Wednesday, 20 August 2014

Mushrooming estate private schools blamed for crime

By Silvia Juma
Kayole Estate residents have blamed mushrooming secondary schools located on high-rise flats for increased crime in the area.
Speaking while viewing bodies of three boys lynched by the mob after a robbery attempt, the angry residents threatened to take action if the government did not act.
The three boys aged 18, 17 and 18, were lynched and set ablaze at around 2am after a woman they had tried to rob got hold of one of them. Efforts to beat the woman to let go of their friend proved futile when maasai guards in the vicinity intervened and nailed down the three.
“I had a woman scream in the wee hours of the morning and I woke my husband,” Mrs. Teresa Moraa said.  “He in turn woke up the neighbours and the men sprinted out,” she added.
What surprised the neighbours was that one of the boys was their neighbour and his mother had pleaded with the angry mob not to set his son on fire in vain. Teresa says that the mob threatened to kill the woman too if she did not cooperate. She helplessly returned to her house because she could not witness her son perish.

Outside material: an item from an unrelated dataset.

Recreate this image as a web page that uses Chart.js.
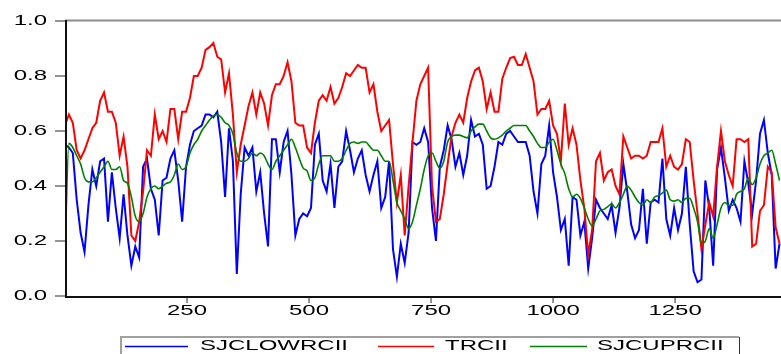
<!DOCTYPE html>
<html>
<head>
<meta charset="utf-8">
<script src="https://cdn.jsdelivr.net/npm/chart.js@4.4.1/dist/chart.umd.min.js"></script>
<style>
html, body { margin: 0; padding: 0; background: #fff; overflow: hidden; }
</style>
</head>
<body>
<canvas id="rc_chart" width="781" height="354"></canvas>
<script>
// observation index (sampled every 8 obs)
var obs = [0, 8, 16, 24, 32, 40, 48, 56, 64, 72, 80, 88, 96, 104, 112, 120, 128, 136, 144, 152,
    160, 168, 176, 184, 192, 200, 208, 216, 224, 232, 240, 248, 256, 264, 272, 280, 288, 296, 304, 312,
    320, 328, 336, 344, 352, 360, 368, 376, 384, 392, 400, 408, 416, 424, 432, 440, 448, 456, 464, 472,
    480, 488, 496, 504, 512, 520, 528, 536, 544, 552, 560, 568, 576, 584, 592, 600, 608, 616, 624, 632,
    640, 648, 656, 664, 672, 680, 688, 696, 704, 712, 720, 728, 736, 744, 752, 760, 768, 776, 784, 792,
    800, 808, 816, 824, 832, 840, 848, 856, 864, 872, 880, 888, 896, 904, 912, 920, 928, 936, 944, 952,
    960, 968, 976, 984, 992, 1000, 1008, 1016, 1024, 1032, 1040, 1048, 1056, 1064, 1072, 1080, 1088, 1096, 1104, 1112,
    1120, 1128, 1136, 1144, 1152, 1160, 1168, 1176, 1184, 1192, 1200, 1208, 1216, 1224, 1232, 1240, 1248, 1256, 1264, 1272,
    1280, 1288, 1296, 1304, 1312, 1320, 1328, 1336, 1344, 1352, 1360, 1368, 1376, 1384, 1392, 1400, 1408, 1416, 1424, 1432,
    1440, 1448, 1456, 1464];

var sjcLow = [0.55, 0.54, 0.52, 0.35, 0.23, 0.16, 0.33, 0.46, 0.40, 0.49, 0.50, 0.27, 0.45, 0.32, 0.21, 0.37, 0.22, 0.11, 0.18, 0.14,
    0.47, 0.50, 0.39, 0.35, 0.22, 0.42, 0.43, 0.50, 0.53, 0.42, 0.27, 0.47, 0.55, 0.60, 0.61, 0.62, 0.66, 0.66, 0.65, 0.67,
    0.56, 0.36, 0.61, 0.49, 0.08, 0.37, 0.54, 0.51, 0.54, 0.38, 0.45, 0.30, 0.18, 0.57, 0.57, 0.45, 0.56, 0.60, 0.44, 0.22,
    0.28, 0.30, 0.29, 0.32, 0.55, 0.59, 0.42, 0.38, 0.48, 0.32, 0.47, 0.49, 0.60, 0.53, 0.45, 0.50, 0.53, 0.44, 0.38, 0.44,
    0.49, 0.32, 0.36, 0.49, 0.17, 0.07, 0.19, 0.12, 0.23, 0.56, 0.55, 0.56, 0.61, 0.56, 0.32, 0.20, 0.47, 0.53, 0.62, 0.57,
    0.47, 0.52, 0.44, 0.51, 0.64, 0.58, 0.59, 0.55, 0.39, 0.40, 0.47, 0.56, 0.55, 0.59, 0.60, 0.58, 0.56, 0.56, 0.56, 0.51,
    0.38, 0.30, 0.48, 0.51, 0.62, 0.45, 0.36, 0.24, 0.28, 0.11, 0.36, 0.35, 0.22, 0.27, 0.10, 0.21, 0.35, 0.32, 0.30, 0.28,
    0.33, 0.23, 0.32, 0.48, 0.38, 0.26, 0.21, 0.24, 0.39, 0.19, 0.34, 0.35, 0.34, 0.50, 0.28, 0.22, 0.32, 0.24, 0.30, 0.47,
    0.26, 0.09, 0.05, 0.06, 0.42, 0.32, 0.11, 0.46, 0.54, 0.43, 0.31, 0.35, 0.32, 0.27, 0.49, 0.41, 0.30, 0.42, 0.59, 0.64,
    0.52, 0.44, 0.10, 0.19];

var trc = [0.62, 0.66, 0.63, 0.53, 0.50, 0.53, 0.57, 0.61, 0.63, 0.71, 0.74, 0.67, 0.67, 0.63, 0.51, 0.58, 0.47, 0.22, 0.20, 0.27,
    0.38, 0.53, 0.51, 0.66, 0.57, 0.60, 0.56, 0.68, 0.68, 0.57, 0.67, 0.67, 0.72, 0.80, 0.80, 0.83, 0.895, 0.905, 0.92, 0.87,
    0.86, 0.74, 0.81, 0.66, 0.45, 0.55, 0.62, 0.69, 0.74, 0.66, 0.74, 0.70, 0.62, 0.73, 0.77, 0.77, 0.80, 0.85, 0.78, 0.63,
    0.62, 0.62, 0.54, 0.52, 0.63, 0.71, 0.73, 0.71, 0.76, 0.70, 0.72, 0.76, 0.81, 0.80, 0.82, 0.84, 0.83, 0.83, 0.74, 0.77,
    0.67, 0.60, 0.62, 0.64, 0.48, 0.34, 0.44, 0.22, 0.40, 0.56, 0.71, 0.77, 0.80, 0.83, 0.40, 0.27, 0.28, 0.37, 0.48, 0.58,
    0.63, 0.66, 0.63, 0.72, 0.78, 0.82, 0.83, 0.78, 0.68, 0.74, 0.67, 0.67, 0.79, 0.83, 0.865, 0.87, 0.84, 0.84, 0.88, 0.83,
    0.78, 0.66, 0.68, 0.68, 0.71, 0.62, 0.59, 0.49, 0.70, 0.55, 0.61, 0.55, 0.42, 0.32, 0.15, 0.24, 0.49, 0.52, 0.42, 0.45,
    0.46, 0.40, 0.37, 0.58, 0.54, 0.50, 0.51, 0.51, 0.50, 0.51, 0.56, 0.56, 0.56, 0.61, 0.47, 0.51, 0.47, 0.46, 0.48, 0.57,
    0.56, 0.42, 0.30, 0.17, 0.26, 0.34, 0.29, 0.47, 0.60, 0.49, 0.44, 0.40, 0.57, 0.57, 0.56, 0.57, 0.18, 0.19, 0.31, 0.33,
    0.47, 0.45, 0.25, 0.19];

var sjcUp = [0.15, 0.555, 0.54, 0.51, 0.48, 0.43, 0.415, 0.415, 0.43, 0.45, 0.47, 0.49, 0.46, 0.46, 0.47, 0.42, 0.41, 0.36, 0.29, 0.27,
    0.30, 0.36, 0.39, 0.40, 0.39, 0.40, 0.41, 0.415, 0.44, 0.48, 0.46, 0.47, 0.52, 0.55, 0.57, 0.60, 0.62, 0.64, 0.655, 0.66,
    0.65, 0.63, 0.62, 0.59, 0.52, 0.49, 0.49, 0.50, 0.52, 0.51, 0.52, 0.51, 0.48, 0.46, 0.49, 0.51, 0.53, 0.55, 0.57, 0.54,
    0.50, 0.465, 0.455, 0.42, 0.43, 0.48, 0.51, 0.51, 0.51, 0.49, 0.49, 0.50, 0.53, 0.555, 0.56, 0.555, 0.56, 0.56, 0.545, 0.53,
    0.53, 0.51, 0.49, 0.49, 0.42, 0.34, 0.31, 0.28, 0.245, 0.27, 0.33, 0.39, 0.46, 0.51, 0.52, 0.49, 0.465, 0.49, 0.56, 0.58,
    0.585, 0.585, 0.58, 0.575, 0.60, 0.615, 0.625, 0.625, 0.60, 0.575, 0.57, 0.575, 0.585, 0.60, 0.61, 0.62, 0.62, 0.62, 0.62, 0.60,
    0.58, 0.555, 0.54, 0.54, 0.56, 0.57, 0.53, 0.48, 0.445, 0.39, 0.36, 0.37, 0.355, 0.32, 0.28, 0.255, 0.28, 0.31, 0.315, 0.325,
    0.335, 0.32, 0.34, 0.37, 0.40, 0.385, 0.36, 0.34, 0.33, 0.35, 0.34, 0.36, 0.365, 0.375, 0.385, 0.35, 0.345, 0.35, 0.34, 0.355,
    0.355, 0.32, 0.27, 0.19, 0.20, 0.245, 0.21, 0.26, 0.32, 0.34, 0.33, 0.33, 0.37, 0.38, 0.39, 0.43, 0.405, 0.43, 0.48, 0.51,
    0.52, 0.53, 0.48, 0.42];

var xTicks = [250, 500, 750, 1000, 1250];
var yTicks = [0, 0.2, 0.4, 0.6, 0.8, 1.0];
var seriesNames = ["SJCLOWRCII", "TRCII", "SJCUPRCII"];
var seriesColors = ['#0000ff', '#ff0000', '#008000'];

// EViews-like wide lettering
var STRETCH = 1.6;
var FONT = '15px "Liberation Sans", Arial, sans-serif';

function pts(xs, ys) {
    var out = [];
    for (var i = 0; i < xs.length; i++) out.push({ x: xs[i], y: ys[i] });
    return out;
}

function wideText(c, txt, x, y, align) {
    c.save();
    c.font = FONT;
    c.textBaseline = 'middle';
    c.textAlign = 'left';
    var w = c.measureText(txt).width * STRETCH;
    var left = x;
    if (align === 'right') left = x - w;
    else if (align === 'center') left = x - w / 2;
    c.translate(left, y);
    c.scale(STRETCH, 1);
    c.fillStyle = '#000';
    c.fillText(txt, 0, 0);
    c.restore();
}

var framePlugin = {
    id: 'frame',
    afterDraw: function (chart) {
        var c = chart.ctx;
        var a = chart.chartArea;
        var xs = chart.scales.x, ys = chart.scales.y;
        c.save();
        // top border
        c.strokeStyle = '#8c8c8c';
        c.lineWidth = 2;
        c.beginPath();
        c.moveTo(a.left, a.top - 0.5);
        c.lineTo(a.right, a.top - 0.5);
        c.stroke();
        // y tick marks + labels
        c.strokeStyle = '#707070';
        c.lineWidth = 1.5;
        yTicks.forEach(function (v) {
            var py = ys.getPixelForValue(v);
            c.beginPath();
            c.moveTo(a.left - 10, py);
            c.lineTo(a.left, py);
            c.stroke();
            wideText(c, v.toFixed(1), 47, py, 'right');
        });
        // x tick marks + labels
        xTicks.forEach(function (v) {
            var px = xs.getPixelForValue(v);
            c.beginPath();
            c.moveTo(px, a.bottom);
            c.lineTo(px, a.bottom + 7);
            c.stroke();
            wideText(c, String(v), px, 311, 'center');
        });
        // axes
        c.strokeStyle = '#111';
        c.lineWidth = 2;
        c.beginPath();
        c.moveTo(a.left + 1, a.top - 1);
        c.lineTo(a.left + 1, a.bottom + 1);
        c.lineTo(a.right, a.bottom + 1);
        c.stroke();

        // legend box
        c.strokeStyle = '#a0a0a0';
        c.lineWidth = 2;
        c.beginPath();
        c.moveTo(121, 360);
        c.lineTo(121, 337);
        c.lineTo(739, 337);
        c.stroke();
        c.strokeStyle = '#333';
        c.lineWidth = 1;
        c.beginPath();
        c.moveTo(739.5, 337);
        c.lineTo(739.5, 360);
        c.stroke();
        var items = [[125, 188, 200], [378, 434, 445], [530, 587, 597]];
        for (var i = 0; i < items.length; i++) {
            c.strokeStyle = seriesColors[i];
            c.lineWidth = 1.5;
            c.beginPath();
            c.moveTo(items[i][0], 346.5);
            c.lineTo(items[i][1], 346.5);
            c.stroke();
            wideText(c, seriesNames[i], items[i][2], 346, 'left');
        }
        c.restore();
    }
};

new Chart(document.getElementById("rc_chart").getContext("2d"), {
    type: 'line',
    data: {
        datasets: [{
            label: seriesNames[0],
            data: pts(obs, sjcLow),
            borderColor: seriesColors[0],
            borderWidth: 2,
            pointRadius: 0,
            order: 3
        }, {
            label: seriesNames[1],
            data: pts(obs, trc),
            borderColor: seriesColors[1],
            borderWidth: 2,
            pointRadius: 0,
            order: 2
        }, {
            label: seriesNames[2],
            data: pts(obs, sjcUp),
            borderColor: seriesColors[2],
            borderWidth: 1.6,
            pointRadius: 0,
            cubicInterpolationMode: 'monotone',
            order: 1
        }]
    },
    options: {
        responsive: false,
        animation: false,
        events: [],
        layout: { padding: { left: 65, top: 21, right: 0, bottom: 58 } },
        plugins: { legend: { display: false }, tooltip: { enabled: false } },
        scales: {
            x: { type: 'linear', min: 0, max: 1467, display: false },
            y: { min: 0, max: 1, display: false }
        }
    },
    plugins: [framePlugin]
});
</script>
</body>
</html>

The area chief urged to residents not to take matters in their hands and instead report such cases to the police.
Andrew Mutiso, a form two student in one of the private schools, admits that four of his classmates are student by day and thieves by night. “They come with smartphones in class after a fruitful night and brag how they don’t have to come to school to make it in life,” Mutiso said.
Because of population growth and high cost of living accelerating at a blinding pace, private primary and secondary schools are mushrooming each day in Nairobi suburbs. Most of these schools are money-oriented with little care for the students’ morals.
There are more than 2000 private secondary schools in Nairobi’s Eastlands and most of them are understaffed.